--- START OF Rows ---
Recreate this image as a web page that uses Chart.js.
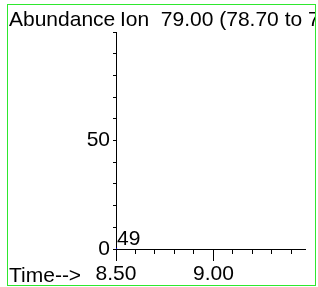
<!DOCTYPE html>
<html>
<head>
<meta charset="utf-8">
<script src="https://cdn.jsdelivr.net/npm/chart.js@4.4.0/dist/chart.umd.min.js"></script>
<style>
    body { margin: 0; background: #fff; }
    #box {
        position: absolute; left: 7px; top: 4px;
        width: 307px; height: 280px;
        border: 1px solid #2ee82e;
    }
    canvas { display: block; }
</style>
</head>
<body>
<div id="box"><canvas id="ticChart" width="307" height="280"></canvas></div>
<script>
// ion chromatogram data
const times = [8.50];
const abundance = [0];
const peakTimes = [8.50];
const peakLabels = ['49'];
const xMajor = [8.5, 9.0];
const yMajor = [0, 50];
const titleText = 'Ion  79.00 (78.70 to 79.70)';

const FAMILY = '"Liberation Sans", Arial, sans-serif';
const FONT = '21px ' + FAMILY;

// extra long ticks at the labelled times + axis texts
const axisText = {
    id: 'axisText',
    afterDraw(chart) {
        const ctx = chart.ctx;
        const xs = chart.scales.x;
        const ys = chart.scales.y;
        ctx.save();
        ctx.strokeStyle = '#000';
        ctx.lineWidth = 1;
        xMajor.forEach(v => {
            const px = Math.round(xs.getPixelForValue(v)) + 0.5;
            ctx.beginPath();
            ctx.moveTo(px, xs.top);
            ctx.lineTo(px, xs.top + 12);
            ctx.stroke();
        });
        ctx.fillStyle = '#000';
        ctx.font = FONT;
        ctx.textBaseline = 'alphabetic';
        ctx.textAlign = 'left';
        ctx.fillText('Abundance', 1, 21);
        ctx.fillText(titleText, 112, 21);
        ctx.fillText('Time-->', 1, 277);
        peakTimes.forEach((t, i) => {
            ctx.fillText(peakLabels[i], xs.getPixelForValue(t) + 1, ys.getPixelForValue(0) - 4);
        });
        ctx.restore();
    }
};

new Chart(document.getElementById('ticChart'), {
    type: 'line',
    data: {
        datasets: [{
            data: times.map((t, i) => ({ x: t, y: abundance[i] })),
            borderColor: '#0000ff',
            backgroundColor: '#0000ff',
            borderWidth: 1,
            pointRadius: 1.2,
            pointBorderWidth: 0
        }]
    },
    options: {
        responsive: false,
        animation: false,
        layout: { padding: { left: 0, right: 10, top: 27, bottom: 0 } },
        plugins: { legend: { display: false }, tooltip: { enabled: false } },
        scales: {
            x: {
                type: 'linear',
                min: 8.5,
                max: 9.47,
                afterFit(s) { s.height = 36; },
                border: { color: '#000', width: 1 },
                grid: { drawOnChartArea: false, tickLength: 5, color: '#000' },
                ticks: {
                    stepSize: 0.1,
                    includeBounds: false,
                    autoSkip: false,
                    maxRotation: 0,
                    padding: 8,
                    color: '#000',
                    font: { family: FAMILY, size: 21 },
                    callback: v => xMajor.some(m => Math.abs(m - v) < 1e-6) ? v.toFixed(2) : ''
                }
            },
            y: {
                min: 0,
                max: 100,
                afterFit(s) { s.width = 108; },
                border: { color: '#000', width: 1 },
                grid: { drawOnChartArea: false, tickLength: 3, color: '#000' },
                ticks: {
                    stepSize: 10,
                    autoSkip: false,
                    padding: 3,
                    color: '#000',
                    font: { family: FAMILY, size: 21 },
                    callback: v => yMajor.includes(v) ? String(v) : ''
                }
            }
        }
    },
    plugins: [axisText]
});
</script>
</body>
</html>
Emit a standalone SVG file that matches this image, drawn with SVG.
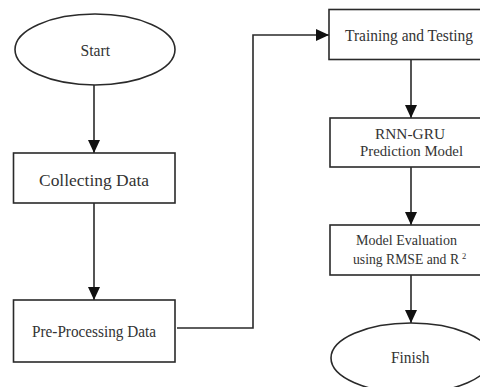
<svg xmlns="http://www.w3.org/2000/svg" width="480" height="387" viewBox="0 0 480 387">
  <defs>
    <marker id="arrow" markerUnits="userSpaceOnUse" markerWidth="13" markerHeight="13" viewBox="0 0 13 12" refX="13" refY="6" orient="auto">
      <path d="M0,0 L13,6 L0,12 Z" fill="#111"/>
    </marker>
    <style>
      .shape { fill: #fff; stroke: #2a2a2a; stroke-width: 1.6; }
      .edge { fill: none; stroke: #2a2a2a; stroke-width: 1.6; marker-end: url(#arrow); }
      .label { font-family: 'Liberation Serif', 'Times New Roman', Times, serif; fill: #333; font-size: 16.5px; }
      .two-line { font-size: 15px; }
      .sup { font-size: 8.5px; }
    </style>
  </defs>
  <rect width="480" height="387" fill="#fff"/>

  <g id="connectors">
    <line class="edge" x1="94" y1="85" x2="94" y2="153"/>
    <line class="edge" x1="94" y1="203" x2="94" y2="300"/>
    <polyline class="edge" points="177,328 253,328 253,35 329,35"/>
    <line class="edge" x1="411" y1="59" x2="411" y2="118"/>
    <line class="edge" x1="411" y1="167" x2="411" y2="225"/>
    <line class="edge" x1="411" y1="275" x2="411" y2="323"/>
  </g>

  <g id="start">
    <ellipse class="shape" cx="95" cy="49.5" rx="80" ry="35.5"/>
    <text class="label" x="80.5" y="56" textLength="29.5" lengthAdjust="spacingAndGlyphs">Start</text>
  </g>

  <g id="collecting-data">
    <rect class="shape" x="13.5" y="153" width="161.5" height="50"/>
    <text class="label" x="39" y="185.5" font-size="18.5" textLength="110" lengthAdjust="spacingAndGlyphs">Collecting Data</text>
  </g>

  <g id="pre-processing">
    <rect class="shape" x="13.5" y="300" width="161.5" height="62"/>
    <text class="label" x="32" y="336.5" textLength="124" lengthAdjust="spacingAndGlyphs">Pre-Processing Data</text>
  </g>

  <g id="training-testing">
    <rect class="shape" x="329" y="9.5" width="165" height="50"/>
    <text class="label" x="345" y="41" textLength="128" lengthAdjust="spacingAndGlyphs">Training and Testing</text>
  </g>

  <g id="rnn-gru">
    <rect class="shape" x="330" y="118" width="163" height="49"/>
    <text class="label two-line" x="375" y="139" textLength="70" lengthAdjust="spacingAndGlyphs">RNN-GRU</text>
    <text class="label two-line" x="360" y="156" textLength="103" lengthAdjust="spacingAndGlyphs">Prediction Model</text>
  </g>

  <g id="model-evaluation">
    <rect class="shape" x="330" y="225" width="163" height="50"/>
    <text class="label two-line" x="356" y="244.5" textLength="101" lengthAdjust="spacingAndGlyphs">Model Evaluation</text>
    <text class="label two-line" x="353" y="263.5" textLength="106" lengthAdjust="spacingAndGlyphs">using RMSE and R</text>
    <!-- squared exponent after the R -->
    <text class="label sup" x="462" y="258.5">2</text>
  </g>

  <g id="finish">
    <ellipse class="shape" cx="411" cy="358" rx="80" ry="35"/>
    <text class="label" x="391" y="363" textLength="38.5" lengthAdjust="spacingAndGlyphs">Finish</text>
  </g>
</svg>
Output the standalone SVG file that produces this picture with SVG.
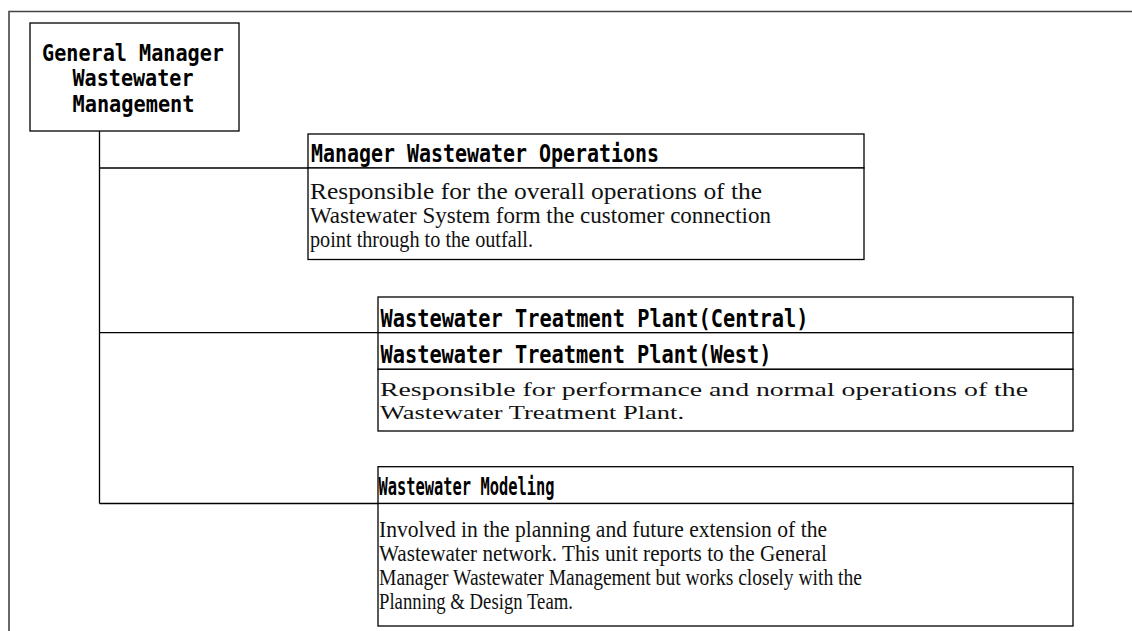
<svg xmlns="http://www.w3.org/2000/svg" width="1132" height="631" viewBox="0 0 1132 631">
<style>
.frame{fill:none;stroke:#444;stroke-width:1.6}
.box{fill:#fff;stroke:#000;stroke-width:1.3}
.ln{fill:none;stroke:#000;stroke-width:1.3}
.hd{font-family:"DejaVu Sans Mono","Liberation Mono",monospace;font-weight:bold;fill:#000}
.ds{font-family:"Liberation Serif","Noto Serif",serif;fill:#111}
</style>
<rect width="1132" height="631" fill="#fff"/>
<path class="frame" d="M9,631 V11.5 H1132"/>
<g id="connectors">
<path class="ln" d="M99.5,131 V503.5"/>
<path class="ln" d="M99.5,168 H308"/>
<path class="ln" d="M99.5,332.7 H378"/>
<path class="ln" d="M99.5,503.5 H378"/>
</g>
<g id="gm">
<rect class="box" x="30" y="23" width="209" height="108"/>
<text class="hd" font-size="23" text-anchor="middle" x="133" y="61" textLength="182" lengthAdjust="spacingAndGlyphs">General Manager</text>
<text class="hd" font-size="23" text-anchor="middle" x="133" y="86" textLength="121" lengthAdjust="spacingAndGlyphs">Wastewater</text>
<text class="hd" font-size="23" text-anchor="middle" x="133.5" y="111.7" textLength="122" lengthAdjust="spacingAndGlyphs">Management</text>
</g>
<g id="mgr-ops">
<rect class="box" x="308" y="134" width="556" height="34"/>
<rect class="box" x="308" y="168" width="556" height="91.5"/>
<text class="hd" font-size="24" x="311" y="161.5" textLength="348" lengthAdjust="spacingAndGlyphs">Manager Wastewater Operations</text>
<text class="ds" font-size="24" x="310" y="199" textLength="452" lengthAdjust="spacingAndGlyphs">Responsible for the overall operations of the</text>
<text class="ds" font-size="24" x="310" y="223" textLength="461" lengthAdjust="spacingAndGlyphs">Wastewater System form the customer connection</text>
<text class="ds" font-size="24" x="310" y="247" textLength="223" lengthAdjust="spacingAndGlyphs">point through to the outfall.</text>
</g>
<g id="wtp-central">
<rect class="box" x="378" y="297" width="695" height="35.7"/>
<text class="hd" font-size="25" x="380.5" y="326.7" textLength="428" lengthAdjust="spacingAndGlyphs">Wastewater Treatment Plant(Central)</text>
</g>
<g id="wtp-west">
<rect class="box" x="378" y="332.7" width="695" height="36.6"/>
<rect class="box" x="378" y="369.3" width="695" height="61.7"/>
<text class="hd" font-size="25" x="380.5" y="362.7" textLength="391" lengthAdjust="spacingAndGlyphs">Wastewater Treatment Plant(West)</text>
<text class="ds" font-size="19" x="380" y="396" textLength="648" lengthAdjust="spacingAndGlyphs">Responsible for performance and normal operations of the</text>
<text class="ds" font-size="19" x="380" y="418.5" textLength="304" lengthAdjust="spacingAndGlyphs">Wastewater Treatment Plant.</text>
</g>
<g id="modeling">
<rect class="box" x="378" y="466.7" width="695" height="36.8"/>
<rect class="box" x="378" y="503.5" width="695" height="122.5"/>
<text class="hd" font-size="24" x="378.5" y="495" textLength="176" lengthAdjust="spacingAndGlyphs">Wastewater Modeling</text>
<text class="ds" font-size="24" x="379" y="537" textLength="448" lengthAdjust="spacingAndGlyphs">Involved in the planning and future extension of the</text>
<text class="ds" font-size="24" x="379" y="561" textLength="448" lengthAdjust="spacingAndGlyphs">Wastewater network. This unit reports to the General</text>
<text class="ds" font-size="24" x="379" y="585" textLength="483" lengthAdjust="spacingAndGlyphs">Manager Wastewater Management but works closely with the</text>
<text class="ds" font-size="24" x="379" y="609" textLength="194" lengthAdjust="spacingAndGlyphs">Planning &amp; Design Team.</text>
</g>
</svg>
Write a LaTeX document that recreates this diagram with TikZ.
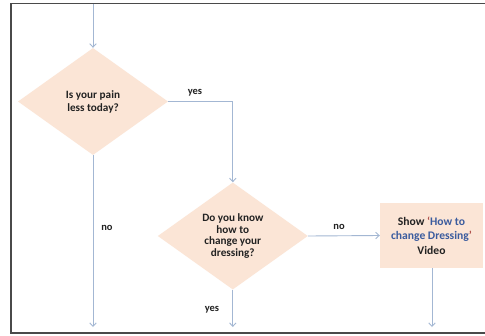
--- END OF Rows ---
What this task involves: Output the records above as they stand, from the first line to the line with "const FONT = '21px ' + FAMILY;", inclusive, and exclude the pictures.

The response:
Recreate this image as a web page that uses Chart.js.
<!DOCTYPE html>
<html>
<head>
<meta charset="utf-8">
<script src="https://cdn.jsdelivr.net/npm/chart.js@4.4.0/dist/chart.umd.min.js"></script>
<style>
    body { margin: 0; background: #fff; }
    #box {
        position: absolute; left: 7px; top: 4px;
        width: 307px; height: 280px;
        border: 1px solid #2ee82e;
    }
    canvas { display: block; }
</style>
</head>
<body>
<div id="box"><canvas id="ticChart" width="307" height="280"></canvas></div>
<script>
// ion chromatogram data
const times = [8.50];
const abundance = [0];
const peakTimes = [8.50];
const peakLabels = ['49'];
const xMajor = [8.5, 9.0];
const yMajor = [0, 50];
const titleText = 'Ion  79.00 (78.70 to 79.70)';

const FAMILY = '"Liberation Sans", Arial, sans-serif';
const FONT = '21px ' + FAMILY;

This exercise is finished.